When the U.S. Embassy received information concerning difficulties faced by religious groups, it intervened on their behalf, including the Seventh-day Adventist Church, Greater Grace Church in Samarkand, the Hushhabbar Church in Guliston, a Catholic Church in Urgench, the Jehovah's Witnesses in Tashkent and Fergana, a Pentecostal church in Andijan, an international nondenominational church in Tashkent, and several faith-based foreign aid organizations.

Embassy officials met with numerous Muslim clergymen and pressed the Government to take action against security force members implicated in the torture of individuals arrested on suspicion of Islamic extremism. Embassy officials repeatedly urged the Government to allow more freedom of religious expression and to allow more mosques to be registered. U.S. officials, both in Washington and in Tashkent, have encouraged the Government to revise its laws on religion, including repealing the ban on proselytizing, lifting restrictions on the import and publication of religious literature, and eliminating legal provisions prohibiting the private teaching of religion, which the U.S. Government believes is an essential element for preventing further radicalization of young Muslims.

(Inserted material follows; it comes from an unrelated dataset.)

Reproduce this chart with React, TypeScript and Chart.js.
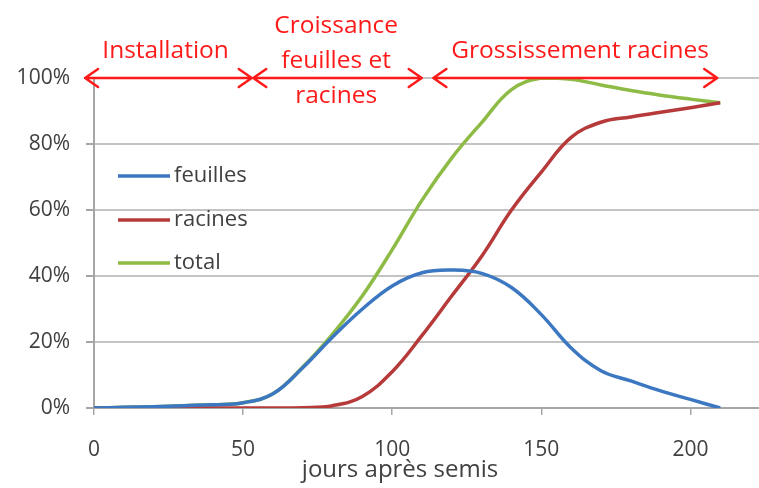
import React, { useEffect, useRef } from 'react';
import { Chart, registerables } from 'chart.js';

Chart.register(...registerables);

// ---- data ----
const days = [0, 10, 20, 30, 40, 50, 60, 70, 80, 90, 100, 110, 120, 130, 140, 150, 160, 170, 180, 190, 200, 210];
const feuilles = [0, 0.2, 0.4, 0.7, 1.0, 1.6, 4.3, 12.2, 21.5, 30, 37, 41, 41.8, 40.8, 36.5, 28.3, 18.2, 11.3, 8.2, 5.2, 2.6, 0];
const racines = [0, 0, 0, 0, 0, 0, 0, 0.1, 0.7, 3.5, 11, 22, 34, 46, 60, 71.5, 82, 86.6, 88.2, 89.6, 91, 92.5];
const total = [0, 0.2, 0.4, 0.7, 1.0, 1.6, 4.3, 12.4, 22.4, 34, 48, 63, 75.8, 86.5, 96.5, 100, 99.6, 97.9, 96.2, 94.8, 93.6, 92.5];
const seriesNames = ['feuilles', 'racines', 'total'];
const yTicks = [0, 20, 40, 60, 80, 100];
const xTicks = [0, 50, 100, 150, 200];
const xAxisTitle = 'jours après semis';

// phases (annotation arrows), in days
const phaseLabels = [['Installation'], ['Croissance', 'feuilles et', 'racines'], ['Grossissement racines']];
const phaseStart = [-3, 53.4, 113.8];
const phaseEnd = [52.9, 109.9, 209];
const phaseTextAt = [24, 81.2, 163];

const colors = ['#3c77c2', '#b73a3a', '#8dbb45'];
const FONT = '"Open Sans", "DejaVu Sans", sans-serif';
const TEXT = '#404040';
const RED = '#ff1a1a';

const overlayPlugin = {
  id: 'overlay',
  afterDatasetsDraw(chart: any) {
    const ctx = chart.ctx;
    const xs = chart.scales.x;
    const ys = chart.scales.y;
    const area = chart.chartArea;
    const yArrow = ys.getPixelForValue(100);

    // arrows
    ctx.save();
    ctx.strokeStyle = RED;
    ctx.fillStyle = RED;
    ctx.lineWidth = 2.5;
    ctx.lineCap = 'round';
    ctx.lineJoin = 'round';
    for (let i = 0; i < phaseLabels.length; i++) {
      const x1 = xs.getPixelForValue(phaseStart[i]);
      const x2 = xs.getPixelForValue(phaseEnd[i]);
      ctx.beginPath();
      ctx.moveTo(x1, yArrow);
      ctx.lineTo(x2, yArrow);
      ctx.moveTo(x1 + 13, yArrow - 9);
      ctx.lineTo(x1, yArrow);
      ctx.lineTo(x1 + 13, yArrow + 9);
      ctx.moveTo(x2 - 13, yArrow - 9);
      ctx.lineTo(x2, yArrow);
      ctx.lineTo(x2 - 13, yArrow + 9);
      ctx.stroke();

      const cx = xs.getPixelForValue(phaseTextAt[i]);
      ctx.font = `24.5px ${FONT}`;
      ctx.textAlign = 'center';
      ctx.textBaseline = 'middle';
      const lines = phaseLabels[i];
      if (lines.length === 1) {
        ctx.fillText(lines[0], cx, yArrow - 27);
      } else {
        const offs = [-52, -17, 18];
        lines.forEach((l, k) => ctx.fillText(l, cx, yArrow + offs[k]));
      }
    }
    ctx.restore();

    // legend
    ctx.save();
    ctx.font = `22px ${FONT}`;
    ctx.textAlign = 'left';
    ctx.textBaseline = 'middle';
    const legY = [176, 220, 263];
    for (let i = 0; i < seriesNames.length; i++) {
      const y = legY[i];
      ctx.strokeStyle = colors[i];
      ctx.lineWidth = 3.5;
      ctx.beginPath();
      ctx.moveTo(area.left + 24, y);
      ctx.lineTo(area.left + 76, y);
      ctx.stroke();
      ctx.fillStyle = TEXT;
      ctx.fillText(seriesNames[i], area.left + 80, y);
    }
    ctx.restore();

    // x axis title
    ctx.save();
    ctx.font = `24px ${FONT}`;
    ctx.fillStyle = TEXT;
    ctx.textAlign = 'center';
    ctx.textBaseline = 'alphabetic';
    ctx.fillText(xAxisTitle, area.left + 306, 477);
    ctx.restore();
  },
};

export default function App() {
  const ref = useRef<HTMLCanvasElement | null>(null);

  useEffect(() => {
    if (!ref.current) return;
    const series = [feuilles, racines, total];
    const chart = new Chart(ref.current, {
      type: 'line',
      data: {
        datasets: series.map((s, i) => ({
          label: seriesNames[i],
          data: days.map((d, k) => ({ x: d, y: s[k] })),
          borderColor: colors[i],
          backgroundColor: colors[i],
          borderWidth: 3.5,
          pointRadius: 0,
          tension: 0.4,
          fill: false,
        })),
      },
      options: {
        responsive: false,
        animation: false,
        layout: { padding: { top: 78, left: 0, right: 0, bottom: 0 } },
        plugins: {
          legend: { display: false },
          tooltip: { enabled: false },
          title: { display: false },
        },
        scales: {
          x: {
            type: 'linear',
            min: 0,
            max: 223,
            afterFit: (s: any) => { s.height = 80; },
            afterBuildTicks: (s: any) => { s.ticks = xTicks.map((v) => ({ value: v })); },
            ticks: {
              includeBounds: false,
              stepSize: 50,
              color: TEXT,
              font: { family: FONT, size: 21 },
              padding: 22,
              maxRotation: 0,
            },
            grid: {
              drawOnChartArea: false,
              drawTicks: true,
              tickLength: 7,
              tickColor: '#a6a6a6',
              lineWidth: 1.5,
            },
            border: { display: true, color: '#a6a6a6', width: 2 },
          },
          y: {
            min: 0,
            max: 100,
            afterFit: (s: any) => { s.width = 94; },
            afterBuildTicks: (s: any) => { s.ticks = yTicks.map((v) => ({ value: v })); },
            ticks: {
              stepSize: 20,
              color: TEXT,
              font: { family: FONT, size: 21 },
              padding: 16,
              callback: (v: any) => `${v}%`,
            },
            grid: {
              color: '#c4c4c4',
              lineWidth: 2,
              drawTicks: true,
              tickLength: 8,
              tickColor: '#a6a6a6',
            },
            border: { display: true, color: '#a6a6a6', width: 2 },
          },
        },
      },
      plugins: [overlayPlugin],
    });
    return () => chart.destroy();
  }, []);

  return (
    <div style={{ position: 'absolute', left: 0, top: 0, width: 759, height: 488, background: '#fff' }}>
      <canvas ref={ref} width={759} height={488} style={{ display: 'block' }} />
    </div>
  );
}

The U.S. sponsors exchange and educational programs that are specifically designed to promote religious tolerance and to expand religious freedom. The Community Connections project, a program conducted in cooperation with the International Research and Exchange (IREX), has brought local Islamic leaders to the U.S., exposing them to the diversity of religious practice in the United States. A 3-year Comparative Religious Studies Program, funded by the Embassy and managed by the University of Washington, provides for exchange of experts and professors from five local universities. One of the major goals of the project is the development of school curricula that fosters religious tolerance. In all of these programs, the central premise is that religious tolerance and political security do not conflict, but rather are complementary goals.